* _Task goal_
Please write out the complete listing that follows, exactly as it reads.

* _Data extract_
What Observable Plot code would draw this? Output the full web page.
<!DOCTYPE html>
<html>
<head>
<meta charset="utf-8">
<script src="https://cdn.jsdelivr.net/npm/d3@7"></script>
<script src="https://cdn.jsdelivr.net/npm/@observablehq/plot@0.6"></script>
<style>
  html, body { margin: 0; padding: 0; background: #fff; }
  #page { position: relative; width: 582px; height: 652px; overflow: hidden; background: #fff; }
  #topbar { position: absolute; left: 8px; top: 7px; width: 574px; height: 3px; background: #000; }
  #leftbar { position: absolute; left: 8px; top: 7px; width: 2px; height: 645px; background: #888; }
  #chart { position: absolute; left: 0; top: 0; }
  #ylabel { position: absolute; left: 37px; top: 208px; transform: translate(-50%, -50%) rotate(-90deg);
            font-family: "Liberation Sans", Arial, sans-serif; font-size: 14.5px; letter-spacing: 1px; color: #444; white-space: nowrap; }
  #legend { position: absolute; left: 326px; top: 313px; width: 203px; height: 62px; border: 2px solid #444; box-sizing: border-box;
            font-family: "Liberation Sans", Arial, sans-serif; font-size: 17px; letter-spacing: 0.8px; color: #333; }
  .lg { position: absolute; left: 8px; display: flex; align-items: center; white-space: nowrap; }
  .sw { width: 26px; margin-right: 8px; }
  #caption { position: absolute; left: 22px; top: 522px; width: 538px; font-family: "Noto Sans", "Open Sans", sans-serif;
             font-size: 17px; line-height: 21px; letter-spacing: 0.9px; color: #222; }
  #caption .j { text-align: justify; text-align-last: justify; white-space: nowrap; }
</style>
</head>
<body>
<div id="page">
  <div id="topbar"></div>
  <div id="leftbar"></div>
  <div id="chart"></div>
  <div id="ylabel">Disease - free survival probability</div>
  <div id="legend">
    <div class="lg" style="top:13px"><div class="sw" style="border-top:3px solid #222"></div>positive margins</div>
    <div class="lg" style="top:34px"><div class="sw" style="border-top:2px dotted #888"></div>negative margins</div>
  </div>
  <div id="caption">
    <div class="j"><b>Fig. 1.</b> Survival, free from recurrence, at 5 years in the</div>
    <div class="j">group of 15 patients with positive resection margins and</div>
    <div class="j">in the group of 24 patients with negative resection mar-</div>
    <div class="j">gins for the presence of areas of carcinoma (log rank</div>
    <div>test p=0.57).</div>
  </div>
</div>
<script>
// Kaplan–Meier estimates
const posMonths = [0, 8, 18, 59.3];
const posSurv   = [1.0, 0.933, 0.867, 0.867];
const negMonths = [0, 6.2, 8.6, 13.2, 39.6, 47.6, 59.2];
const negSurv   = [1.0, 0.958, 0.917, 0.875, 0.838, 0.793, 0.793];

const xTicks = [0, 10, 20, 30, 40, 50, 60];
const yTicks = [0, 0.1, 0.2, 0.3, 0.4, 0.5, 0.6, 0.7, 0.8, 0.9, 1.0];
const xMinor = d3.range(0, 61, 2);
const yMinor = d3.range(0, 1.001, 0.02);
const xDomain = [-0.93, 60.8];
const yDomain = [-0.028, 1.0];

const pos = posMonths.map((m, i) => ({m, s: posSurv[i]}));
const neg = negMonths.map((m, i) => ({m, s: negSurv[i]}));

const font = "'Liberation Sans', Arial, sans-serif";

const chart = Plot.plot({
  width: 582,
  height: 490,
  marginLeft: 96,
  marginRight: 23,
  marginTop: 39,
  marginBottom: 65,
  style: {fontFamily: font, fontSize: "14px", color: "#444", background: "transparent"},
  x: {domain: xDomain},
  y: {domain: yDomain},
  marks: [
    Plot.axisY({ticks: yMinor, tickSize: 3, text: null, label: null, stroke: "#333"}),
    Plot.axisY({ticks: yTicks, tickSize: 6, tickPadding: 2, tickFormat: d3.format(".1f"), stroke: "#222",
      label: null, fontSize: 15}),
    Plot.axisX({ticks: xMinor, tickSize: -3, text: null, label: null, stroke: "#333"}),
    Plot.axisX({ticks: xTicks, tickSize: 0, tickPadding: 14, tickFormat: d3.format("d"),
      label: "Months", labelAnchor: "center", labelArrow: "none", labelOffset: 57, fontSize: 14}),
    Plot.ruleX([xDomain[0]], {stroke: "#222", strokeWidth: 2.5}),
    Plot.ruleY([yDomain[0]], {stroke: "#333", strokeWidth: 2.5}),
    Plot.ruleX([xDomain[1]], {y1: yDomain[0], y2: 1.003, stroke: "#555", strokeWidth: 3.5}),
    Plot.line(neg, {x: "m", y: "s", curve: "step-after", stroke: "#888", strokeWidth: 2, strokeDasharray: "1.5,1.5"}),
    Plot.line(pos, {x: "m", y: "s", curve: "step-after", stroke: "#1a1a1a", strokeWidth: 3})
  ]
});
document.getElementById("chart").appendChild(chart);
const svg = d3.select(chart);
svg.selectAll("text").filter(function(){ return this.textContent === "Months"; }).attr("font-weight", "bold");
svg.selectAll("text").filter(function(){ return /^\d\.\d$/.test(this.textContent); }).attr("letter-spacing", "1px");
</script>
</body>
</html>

* _Response_
What Observable Plot code would draw this? Output the full web page.
<!DOCTYPE html>
<html>
<head>
<meta charset="utf-8">
<script src="https://cdn.jsdelivr.net/npm/d3@7"></script>
<script src="https://cdn.jsdelivr.net/npm/@observablehq/plot@0.6"></script>
<style>
  html, body { margin: 0; padding: 0; background: #fff; }
  #page { position: relative; width: 582px; height: 652px; overflow: hidden; background: #fff; }
  #topbar { position: absolute; left: 8px; top: 7px; width: 574px; height: 3px; background: #000; }
  #leftbar { position: absolute; left: 8px; top: 7px; width: 2px; height: 645px; background: #888; }
  #chart { position: absolute; left: 0; top: 0; }
  #ylabel { position: absolute; left: 37px; top: 208px; transform: translate(-50%, -50%) rotate(-90deg);
            font-family: "Liberation Sans", Arial, sans-serif; font-size: 14.5px; letter-spacing: 1px; color: #444; white-space: nowrap; }
  #legend { position: absolute; left: 326px; top: 313px; width: 203px; height: 62px; border: 2px solid #444; box-sizing: border-box;
            font-family: "Liberation Sans", Arial, sans-serif; font-size: 17px; letter-spacing: 0.8px; color: #333; }
  .lg { position: absolute; left: 8px; display: flex; align-items: center; white-space: nowrap; }
  .sw { width: 26px; margin-right: 8px; }
  #caption { position: absolute; left: 22px; top: 522px; width: 538px; font-family: "Noto Sans", "Open Sans", sans-serif;
             font-size: 17px; line-height: 21px; letter-spacing: 0.9px; color: #222; }
  #caption .j { text-align: justify; text-align-last: justify; white-space: nowrap; }
</style>
</head>
<body>
<div id="page">
  <div id="topbar"></div>
  <div id="leftbar"></div>
  <div id="chart"></div>
  <div id="ylabel">Disease - free survival probability</div>
  <div id="legend">
    <div class="lg" style="top:13px"><div class="sw" style="border-top:3px solid #222"></div>positive margins</div>
    <div class="lg" style="top:34px"><div class="sw" style="border-top:2px dotted #888"></div>negative margins</div>
  </div>
  <div id="caption">
    <div class="j"><b>Fig. 1.</b> Survival, free from recurrence, at 5 years in the</div>
    <div class="j">group of 15 patients with positive resection margins and</div>
    <div class="j">in the group of 24 patients with negative resection mar-</div>
    <div class="j">gins for the presence of areas of carcinoma (log rank</div>
    <div>test p=0.57).</div>
  </div>
</div>
<script>
// Kaplan–Meier estimates
const posMonths = [0, 8, 18, 59.3];
const posSurv   = [1.0, 0.933, 0.867, 0.867];
const negMonths = [0, 6.2, 8.6, 13.2, 39.6, 47.6, 59.2];
const negSurv   = [1.0, 0.958, 0.917, 0.875, 0.838, 0.793, 0.793];

const xTicks = [0, 10, 20, 30, 40, 50, 60];
const yTicks = [0, 0.1, 0.2, 0.3, 0.4, 0.5, 0.6, 0.7, 0.8, 0.9, 1.0];
const xMinor = d3.range(0, 61, 2);
const yMinor = d3.range(0, 1.001, 0.02);
const xDomain = [-0.93, 60.8];
const yDomain = [-0.028, 1.0];

const pos = posMonths.map((m, i) => ({m, s: posSurv[i]}));
const neg = negMonths.map((m, i) => ({m, s: negSurv[i]}));

const font = "'Liberation Sans', Arial, sans-serif";

const chart = Plot.plot({
  width: 582,
  height: 490,
  marginLeft: 96,
  marginRight: 23,
  marginTop: 39,
  marginBottom: 65,
  style: {fontFamily: font, fontSize: "14px", color: "#444", background: "transparent"},
  x: {domain: xDomain},
  y: {domain: yDomain},
  marks: [
    Plot.axisY({ticks: yMinor, tickSize: 3, text: null, label: null, stroke: "#333"}),
    Plot.axisY({ticks: yTicks, tickSize: 6, tickPadding: 2, tickFormat: d3.format(".1f"), stroke: "#222",
      label: null, fontSize: 15}),
    Plot.axisX({ticks: xMinor, tickSize: -3, text: null, label: null, stroke: "#333"}),
    Plot.axisX({ticks: xTicks, tickSize: 0, tickPadding: 14, tickFormat: d3.format("d"),
      label: "Months", labelAnchor: "center", labelArrow: "none", labelOffset: 57, fontSize: 14}),
    Plot.ruleX([xDomain[0]], {stroke: "#222", strokeWidth: 2.5}),
    Plot.ruleY([yDomain[0]], {stroke: "#333", strokeWidth: 2.5}),
    Plot.ruleX([xDomain[1]], {y1: yDomain[0], y2: 1.003, stroke: "#555", strokeWidth: 3.5}),
    Plot.line(neg, {x: "m", y: "s", curve: "step-after", stroke: "#888", strokeWidth: 2, strokeDasharray: "1.5,1.5"}),
    Plot.line(pos, {x: "m", y: "s", curve: "step-after", stroke: "#1a1a1a", strokeWidth: 3})
  ]
});
document.getElementById("chart").appendChild(chart);
const svg = d3.select(chart);
svg.selectAll("text").filter(function(){ return this.textContent === "Months"; }).attr("font-weight", "bold");
svg.selectAll("text").filter(function(){ return /^\d\.\d$/.test(this.textContent); }).attr("letter-spacing", "1px");
</script>
</body>
</html>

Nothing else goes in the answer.